Over The Pass and Back

Fleeing the flies toward Buckner, when I hit my one hour reckoning point I was within sight of the top–too high now for the flies–and found a wonderful little flat spot with water where I could stop and put some calories down and collect my thoughts. I raced sunset over the top and down the other side, and as I pitched my tent alone at Buckner realized that I had rushed through the entire reason for my coming to North Cascades.

On the way back two days later, I was in the pass just after dawn. I spent a lot of time up there, just me, with all those mountains as far as I could see in every direction. When you get into backpacking at the beginning of your mid-life crisis, it’s because you’ve suddenly realized that you still have a lot of things you want to do and see, and your time is not without limits. And so those first ten years or so, it is all new and breathtaking and exhausting, but worth every step. And then in your 60’s, you start thinking about how hard you’ve worked and about being comfortable, and you realize that liking being comfortable is sneaking up on you. There is a period of introspection, of asking yourself “do I keep doing this because I said I would and now I’m just being stubborn?” You ask yourself if these periodic checks that you are still alive are necessary, and you wonder if you can still feel the magic that makes it all worth it.

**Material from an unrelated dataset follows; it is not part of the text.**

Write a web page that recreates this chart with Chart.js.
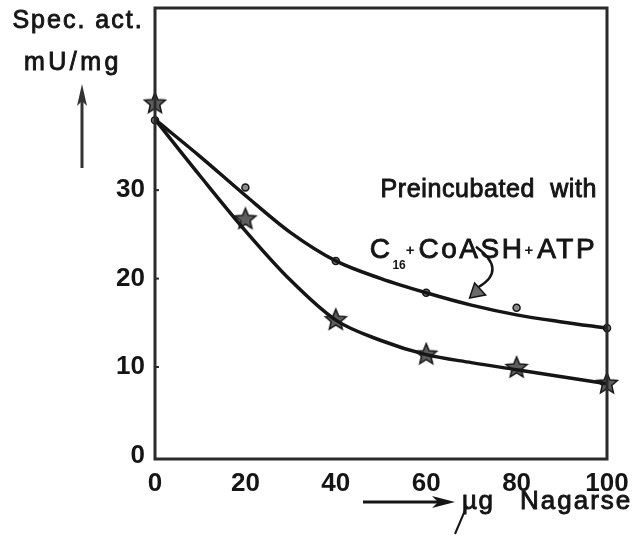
<!DOCTYPE html>
<html>
<head>
<meta charset="utf-8">
<script src="https://cdn.jsdelivr.net/npm/chart.js@4"></script>
<style>
  html, body { margin: 0; padding: 0; background: #fff; }
  canvas { display: block; }
</style>
</head>
<body>
<canvas id="chart" width="637" height="536"></canvas>
<script>
// measured points
const doses = [0, 20, 40, 60, 80, 100];
const preincubated = [37.9, 30.3, 22.0, 18.4, 16.7, 14.4];
const control = [39.8, 26.7, 15.3, 11.4, 9.9, 8.1];

// hand-drawn fitted curves
const curveX = [0, 10, 20, 30, 40, 50, 60, 70, 80, 90, 100];
const preincubatedCurve = [38.0, 33.8, 29.4, 25.2, 22.0, 20.0, 18.4, 17.0, 15.9, 15.1, 14.4];
const controlCurve = [38.0, 31.6, 25.4, 19.8, 15.3, 13.0, 11.4, 10.5, 9.7, 8.9, 8.1];

const xTicks = [0, 20, 40, 60, 80, 100];
const yTicks = [0, 10, 20, 30];

const FONT = '"Liberation Sans", Arial, sans-serif';
const INK = '#151515';

function makeStar(r) {
    const c = document.createElement('canvas');
    const s = Math.ceil(r * 2 + 4);
    c.width = s; c.height = s;
    const g = c.getContext('2d');
    g.translate(s / 2, s / 2);
    g.beginPath();
    for (let i = 0; i < 10; i++) {
        const rad = i % 2 === 0 ? r : r * 0.45;
        const a = -Math.PI / 2 + i * Math.PI / 5;
        g.lineTo(Math.cos(a) * rad, Math.sin(a) * rad);
    }
    g.closePath();
    g.fillStyle = '#5e5e5e';
    g.fill();
    g.lineWidth = 1.5;
    g.strokeStyle = INK;
    g.stroke();
    return c;
}

const pts = (xs, ys) => xs.map((x, i) => ({ x: x, y: ys[i] }));

// medium-weight text: regular face with a thin outline
function label(ctx, text, x, y, spacing) {
    ctx.letterSpacing = (spacing || 0) + 'px';
    ctx.fillText(text, x, y);
    ctx.strokeText(text, x, y);
}

const frame = {
    id: 'frame',
    afterDraw(chart) {
        const { ctx, chartArea: a, scales } = chart;
        const xs = scales.x, ys = scales.y;
        ctx.save();
        ctx.strokeStyle = '#2a2a2a';
        ctx.lineWidth = 3;
        ctx.strokeRect(a.left, a.top, a.right - a.left, a.bottom - a.top);

        // small inward ticks on left axis
        ctx.lineWidth = 2;
        [10, 20, 30].forEach(v => {
            const y = ys.getPixelForValue(v);
            ctx.beginPath(); ctx.moveTo(a.left, y); ctx.lineTo(a.left + 4, y); ctx.stroke();
        });

        ctx.fillStyle = INK;
        ctx.strokeStyle = INK;
        ctx.lineWidth = 0.9;
        ctx.textBaseline = 'alphabetic';

        // y axis title
        ctx.font = '25px ' + FONT;
        ctx.textAlign = 'center';
        label(ctx, 'Spec. act.', 78, 28, 2);
        label(ctx, 'mU/mg', 73, 70, 3.5);
        ctx.letterSpacing = '0px';
        // up arrow
        ctx.strokeStyle = '#333';
        ctx.lineWidth = 3;
        ctx.beginPath(); ctx.moveTo(82, 168); ctx.lineTo(82, 100); ctx.stroke();
        ctx.beginPath();
        ctx.moveTo(82, 84); ctx.lineTo(77, 106); ctx.lineTo(82, 101); ctx.lineTo(87, 106);
        ctx.closePath();
        ctx.fillStyle = '#333';
        ctx.fill();

        // x axis title
        ctx.fillStyle = INK;
        ctx.strokeStyle = INK;
        ctx.lineWidth = 3;
        ctx.beginPath(); ctx.moveTo(363, 502); ctx.lineTo(445, 502); ctx.stroke();
        ctx.beginPath();
        ctx.moveTo(455, 502); ctx.lineTo(432, 496); ctx.lineTo(438, 502); ctx.lineTo(432, 508);
        ctx.closePath(); ctx.fill();
        ctx.lineWidth = 0.9;
        ctx.textAlign = 'left';
        ctx.font = '26px ' + FONT;
        label(ctx, '\u00b5g', 462, 509, 1.5);
        label(ctx, 'Nagarse', 520, 509, 2);
        ctx.letterSpacing = '0px';
        ctx.lineWidth = 2;
        ctx.beginPath(); ctx.moveTo(466, 508); ctx.lineTo(455, 534); ctx.stroke();

        // annotation
        ctx.lineWidth = 0.9;
        const right = xs.getPixelForValue(97.8);
        ctx.textAlign = 'right';
        ctx.font = '25px ' + FONT;
        label(ctx, 'Preincubated  with', right, ys.getPixelForValue(29.2), 0.6);
        const base = ys.getPixelForValue(22.3);
        const parts = [
            ['C', '28px', 0, 2.5], ['16', 'bold 12px', 11, 0], ['+', 'bold 15px', -3, 4],
            ['CoASH', '28px', 0, 2.5], ['+', 'bold 15px', -3, 4], ['ATP', '28px', 0, 2.5]
        ];
        let total = 0;
        parts.forEach(p => {
            ctx.font = p[1] + ' ' + FONT;
            ctx.letterSpacing = p[3] + 'px';
            p.push(ctx.measureText(p[0]).width);
            total += p[4];
        });
        let x = right - total;
        ctx.textAlign = 'left';
        parts.forEach(p => {
            ctx.font = p[1] + ' ' + FONT;
            if (p[1].startsWith('bold')) {
                ctx.letterSpacing = p[3] + 'px';
                ctx.fillText(p[0], x, base + p[2]);
            } else {
                label(ctx, p[0], x, base + p[2], p[3]);
            }
            x += p[4];
        });
        ctx.letterSpacing = '0px';

        // curved pointer
        const sx = xs.getPixelForValue(71.0), sy = ys.getPixelForValue(23.6);
        const cx = xs.getPixelForValue(78), cy = ys.getPixelForValue(21.0);
        const ex = xs.getPixelForValue(70.5), ey = ys.getPixelForValue(18.6);
        ctx.lineWidth = 2.5;
        ctx.beginPath(); ctx.moveTo(sx, sy); ctx.quadraticCurveTo(cx, cy, ex + 5, ey - 4); ctx.stroke();
        const tx = xs.getPixelForValue(69.6), ty = ys.getPixelForValue(17.8);
        ctx.beginPath();
        ctx.moveTo(tx, ty); ctx.lineTo(tx + 5, ty - 15); ctx.lineTo(tx + 16, ty - 3);
        ctx.closePath();
        ctx.fillStyle = '#6a6a6a'; ctx.fill();
        ctx.lineWidth = 1.5; ctx.stroke();
        ctx.restore();
    }
};

const star = makeStar(11);

new Chart(document.getElementById('chart').getContext('2d'), {
    type: 'scatter',
    data: {
        datasets: [
            {
                type: 'line',
                data: pts(curveX, preincubatedCurve),
                borderColor: INK,
                borderWidth: 3.5,
                pointRadius: 0,
                cubicInterpolationMode: 'monotone',
                fill: false
            },
            {
                type: 'line',
                data: pts(curveX, controlCurve),
                borderColor: INK,
                borderWidth: 3.5,
                pointRadius: 0,
                cubicInterpolationMode: 'monotone',
                fill: false
            },
            {
                data: pts(doses, preincubated),
                pointStyle: 'circle',
                pointRadius: 3.5,
                backgroundColor: '#8a8a8a',
                borderColor: INK,
                borderWidth: 1.5,
                showLine: false
            },
            {
                data: pts(doses, control),
                pointStyle: star,
                showLine: false
            }
        ]
    },
    options: {
        responsive: false,
        animation: false,
        clip: false,
        layout: { padding: { top: 8, right: 30, left: 0, bottom: 0 } },
        plugins: { legend: { display: false }, tooltip: { enabled: false } },
        scales: {
            x: {
                type: 'linear',
                min: 0,
                max: 100,
                afterBuildTicks: s => { s.ticks = xTicks.map(v => ({ value: v })); },
                afterFit: s => { s.height = 77; s.paddingLeft = 0; s.paddingRight = 0; },
                grid: { display: false, drawTicks: false },
                border: { display: false },
                ticks: { color: INK, padding: 9, font: { family: FONT, size: 26, weight: 'bold' } }
            },
            y: {
                type: 'linear',
                min: -0.4,
                max: 50.6,
                afterBuildTicks: s => { s.ticks = yTicks.map(v => ({ value: v })); },
                afterFit: s => { s.width = 155; s.paddingTop = 0; s.paddingBottom = 0; },
                grid: { display: false, drawTicks: false },
                border: { display: false },
                ticks: { color: INK, padding: 10, font: { family: FONT, size: 26, weight: 'bold' } }
            }
        }
    },
    plugins: [frame]
});
</script>
</body>
</html>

The remains of the Skagit Queen mine

There was a moment near the end of my trip, at a spot called Skagit Queen. The Skagit Queen was a silver mine, worked around 1900. There’s not much there now but some rusting heavy equipment that looks like it was used to pump water up from Thunder Creek to process the ore. The Skagit is way up there, and you look at that stuff and think about the work it took to get it there, how inconceivably hard the miners’ lives must have been, and you wonder what alternatives these people had in their lives that made this seem like a good option.

Camping alone near Skagit Queen, you’d think you were in Rivendell. There is a shallow and wide glen, filled with immense trees hundreds of years old. Through their branches, the obscured sun never directly reaches the ground, which is cool and covered with moss and ferns and decaying trunks of other centenarians which themselves fell generations before you were born. I was going through my usual morning routine of making coffee, packing the tent, loading my gear for the hike out. There was this noise–a bird I thought–quite loud although I never saw it. Somewhere in the shadowy green of this impenetrable forest, the bird would make this extremely loud trilling whistle. It sounded like the noise a hummingbird makes when it flies near you, but much, much louder.

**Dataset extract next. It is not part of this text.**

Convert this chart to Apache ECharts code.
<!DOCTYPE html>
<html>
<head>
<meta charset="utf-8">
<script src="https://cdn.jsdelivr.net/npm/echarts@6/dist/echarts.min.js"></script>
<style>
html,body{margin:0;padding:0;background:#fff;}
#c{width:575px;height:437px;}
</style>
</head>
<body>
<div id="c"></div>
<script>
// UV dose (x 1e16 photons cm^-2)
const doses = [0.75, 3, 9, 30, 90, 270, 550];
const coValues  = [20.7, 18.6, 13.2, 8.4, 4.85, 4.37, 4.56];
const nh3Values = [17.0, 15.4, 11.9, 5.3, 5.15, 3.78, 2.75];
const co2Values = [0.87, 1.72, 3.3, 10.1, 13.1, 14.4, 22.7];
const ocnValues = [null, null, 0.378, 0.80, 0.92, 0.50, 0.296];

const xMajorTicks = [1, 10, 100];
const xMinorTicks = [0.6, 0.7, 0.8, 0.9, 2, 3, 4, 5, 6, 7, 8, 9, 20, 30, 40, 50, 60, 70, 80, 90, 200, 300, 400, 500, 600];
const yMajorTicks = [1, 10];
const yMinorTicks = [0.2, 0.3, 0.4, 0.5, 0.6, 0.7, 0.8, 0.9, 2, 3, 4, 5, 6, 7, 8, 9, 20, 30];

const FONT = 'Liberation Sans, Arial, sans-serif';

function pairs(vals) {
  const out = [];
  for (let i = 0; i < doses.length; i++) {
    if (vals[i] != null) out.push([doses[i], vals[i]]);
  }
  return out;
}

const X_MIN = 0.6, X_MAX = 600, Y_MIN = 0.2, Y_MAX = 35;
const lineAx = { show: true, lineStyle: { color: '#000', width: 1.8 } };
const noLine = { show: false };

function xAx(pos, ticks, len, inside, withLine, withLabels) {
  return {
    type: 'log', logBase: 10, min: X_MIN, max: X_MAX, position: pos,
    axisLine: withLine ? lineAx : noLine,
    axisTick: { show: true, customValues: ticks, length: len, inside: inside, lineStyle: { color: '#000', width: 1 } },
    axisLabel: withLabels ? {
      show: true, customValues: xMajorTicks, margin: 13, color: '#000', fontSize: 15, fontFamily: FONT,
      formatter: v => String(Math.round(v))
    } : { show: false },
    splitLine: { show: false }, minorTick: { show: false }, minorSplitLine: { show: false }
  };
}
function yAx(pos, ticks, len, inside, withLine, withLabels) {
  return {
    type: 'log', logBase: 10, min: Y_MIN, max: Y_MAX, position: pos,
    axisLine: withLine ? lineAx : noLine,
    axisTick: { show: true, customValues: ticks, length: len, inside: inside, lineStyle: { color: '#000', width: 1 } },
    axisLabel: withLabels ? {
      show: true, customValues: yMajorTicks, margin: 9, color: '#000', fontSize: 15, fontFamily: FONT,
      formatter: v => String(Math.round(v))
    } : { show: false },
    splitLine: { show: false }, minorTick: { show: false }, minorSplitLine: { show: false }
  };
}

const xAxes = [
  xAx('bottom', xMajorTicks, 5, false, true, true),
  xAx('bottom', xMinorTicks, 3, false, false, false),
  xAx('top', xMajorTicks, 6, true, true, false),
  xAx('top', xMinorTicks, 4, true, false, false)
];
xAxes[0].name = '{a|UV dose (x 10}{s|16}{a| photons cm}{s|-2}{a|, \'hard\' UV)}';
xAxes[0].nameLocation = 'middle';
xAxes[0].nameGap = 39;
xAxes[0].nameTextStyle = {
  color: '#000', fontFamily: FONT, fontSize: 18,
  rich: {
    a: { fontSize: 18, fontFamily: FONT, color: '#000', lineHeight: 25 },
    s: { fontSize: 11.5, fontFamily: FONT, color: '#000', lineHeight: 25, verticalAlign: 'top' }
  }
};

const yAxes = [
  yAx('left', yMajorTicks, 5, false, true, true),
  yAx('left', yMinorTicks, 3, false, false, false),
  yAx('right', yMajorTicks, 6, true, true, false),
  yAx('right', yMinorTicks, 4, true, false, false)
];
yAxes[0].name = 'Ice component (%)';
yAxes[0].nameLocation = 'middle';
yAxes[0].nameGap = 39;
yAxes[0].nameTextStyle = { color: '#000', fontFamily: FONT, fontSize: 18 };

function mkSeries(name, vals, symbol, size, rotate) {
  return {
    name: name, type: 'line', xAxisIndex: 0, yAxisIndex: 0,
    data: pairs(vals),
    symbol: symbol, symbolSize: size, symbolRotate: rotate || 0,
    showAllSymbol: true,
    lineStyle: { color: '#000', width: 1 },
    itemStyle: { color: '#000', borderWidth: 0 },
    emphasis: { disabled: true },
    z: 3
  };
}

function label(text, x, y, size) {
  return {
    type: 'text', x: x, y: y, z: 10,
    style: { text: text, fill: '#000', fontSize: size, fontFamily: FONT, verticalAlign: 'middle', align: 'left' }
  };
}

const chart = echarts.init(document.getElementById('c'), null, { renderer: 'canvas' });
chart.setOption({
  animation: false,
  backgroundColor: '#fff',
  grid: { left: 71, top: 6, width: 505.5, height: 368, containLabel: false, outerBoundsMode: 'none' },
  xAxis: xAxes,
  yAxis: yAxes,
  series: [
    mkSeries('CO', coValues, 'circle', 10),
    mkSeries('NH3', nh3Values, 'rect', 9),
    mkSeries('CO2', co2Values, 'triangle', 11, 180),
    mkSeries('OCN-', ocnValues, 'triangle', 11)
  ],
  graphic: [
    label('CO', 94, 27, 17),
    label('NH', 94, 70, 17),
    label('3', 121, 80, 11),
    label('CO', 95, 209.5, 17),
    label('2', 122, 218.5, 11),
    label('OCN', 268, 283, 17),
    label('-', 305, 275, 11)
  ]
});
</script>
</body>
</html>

I sat down for a moment with my coffee, letting the work to be done wait, and I realized that this hummingbird, or whatever it was, was gradually making its way around the perimeter of the glen. Every couple of minutes, I’d hear its trill a few degrees further around the circle, marking its territory I suppose. I just sat there holding my coffee, taking in this mine and the people who had been there a hundred years ago, these enormous and ancient trees, all of this overwhelming green life, and this unseen creature slowly working its way clockwise around me, the center of its circle. At that moment I could understand how once people believed in forest fairies and changelings and magic.

Of course, I was only assuming that it was a bird.

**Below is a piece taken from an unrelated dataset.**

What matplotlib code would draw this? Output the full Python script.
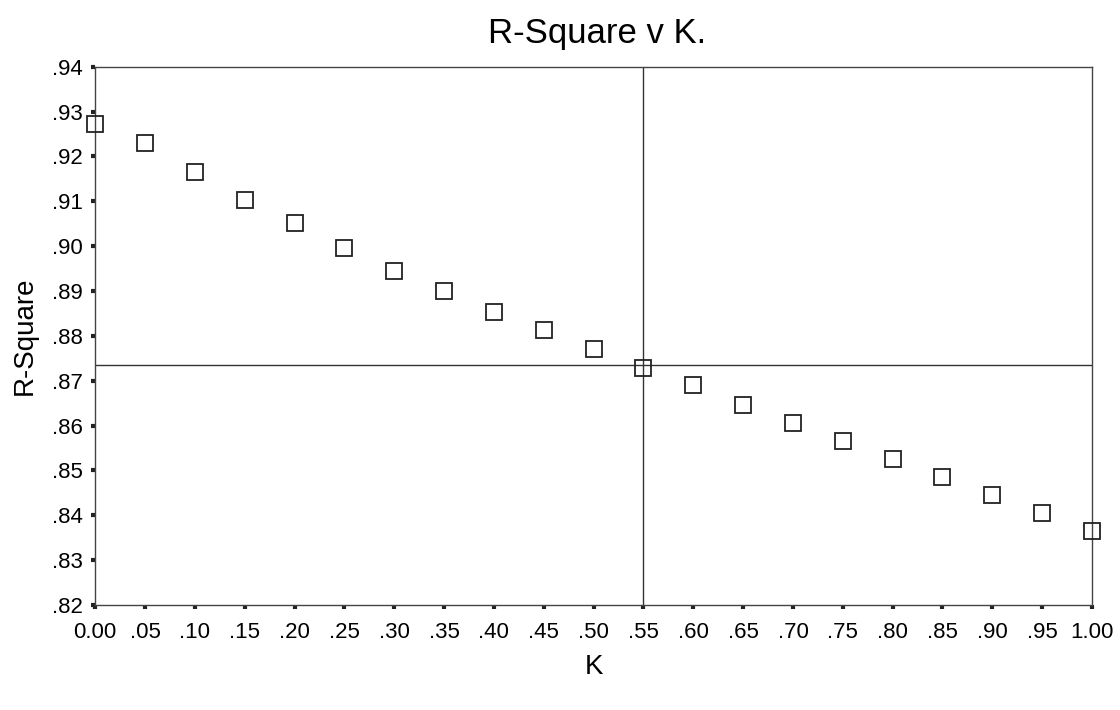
import numpy as np
import matplotlib
matplotlib.use('Agg')
import matplotlib.pyplot as plt

plt.rcParams['font.family'] = ['Liberation Sans', 'DejaVu Sans']

# data
k_values = [0.00, 0.05, 0.10, 0.15, 0.20, 0.25, 0.30, 0.35, 0.40, 0.45, 0.50,
            0.55, 0.60, 0.65, 0.70, 0.75, 0.80, 0.85, 0.90, 0.95, 1.00]
r_square = [0.9273, 0.9230, 0.9166, 0.9103, 0.9052, 0.8996, 0.8945, 0.8900,
            0.8854, 0.8813, 0.8771, 0.8729, 0.8691, 0.8646, 0.8606, 0.8566,
            0.8526, 0.8486, 0.8445, 0.8405, 0.8365]
ref_k = 0.55
ref_r = 0.8735

x_ticks = [0.00, 0.05, 0.10, 0.15, 0.20, 0.25, 0.30, 0.35, 0.40, 0.45, 0.50,
           0.55, 0.60, 0.65, 0.70, 0.75, 0.80, 0.85, 0.90, 0.95, 1.00]
x_labels = ['0.00', '.05', '.10', '.15', '.20', '.25', '.30', '.35', '.40', '.45', '.50',
            '.55', '.60', '.65', '.70', '.75', '.80', '.85', '.90', '.95', '1.00']
y_ticks = [0.82, 0.83, 0.84, 0.85, 0.86, 0.87, 0.88, 0.89, 0.90, 0.91, 0.92, 0.93, 0.94]
y_labels = ['.82', '.83', '.84', '.85', '.86', '.87', '.88', '.89', '.90', '.91', '.92', '.93', '.94']

fig = plt.figure(figsize=(11.2, 7.1), dpi=100)
ax = fig.add_axes([0.085, 0.148, 0.89, 0.758])

ax.axhline(ref_r, color='#333333', lw=1.0, zorder=1)
ax.axvline(ref_k, color='#333333', lw=1.0, zorder=1)
ax.plot(k_values, r_square, 's', ms=11.5, mfc='none', mec='#222222', mew=1.3,
        clip_on=False, zorder=3)

ax.set_xlim(0.0, 1.0)
ax.set_ylim(0.82, 0.94)
ax.set_xticks(x_ticks)
ax.set_xticklabels(x_labels)
ax.set_yticks(y_ticks)
ax.set_yticklabels(y_labels)
ax.tick_params(direction='out', length=3, width=3, color='#222222',
               labelsize=16, pad=6)
ax.tick_params(axis='x', pad=9)

for s in ax.spines.values():
    s.set_color('#444444')
    s.set_linewidth(1.0)

ax.set_xlabel('K', fontsize=20, labelpad=8)
ax.set_ylabel('R-Square', fontsize=20, labelpad=10)
fig.text(0.533, 0.953, 'R-Square v K.', fontsize=25, ha='center', va='center')

fig.savefig('out.png', dpi=100, facecolor='white')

6 thoughts on “North Cascades 2022

    • “Buggy” does not fully express the experience. Not as bad as the Wind River mosquitos my first trip there, at least not until that last experience trying to take a bath. That was clearly the type of thing that if I’d been tied to a tree naked and left to their mercy, I’d have definitely been dead by sunrise. But all part of what makes it worth doing: that “periodic check that you are still alive.”

  1. Pingback: The Golden Throne Of The Skagit Queen | My Name is SCHOOLS

  2. Will always be worth it and when you are two broken to do it then find another natural high. The comfortable life has a way of dragging you down to the point where even walking to the shitter is a chore. Do you want to sit in a rocker and wait for death or do you want a big breasted Valkyrie take you to Valhalla?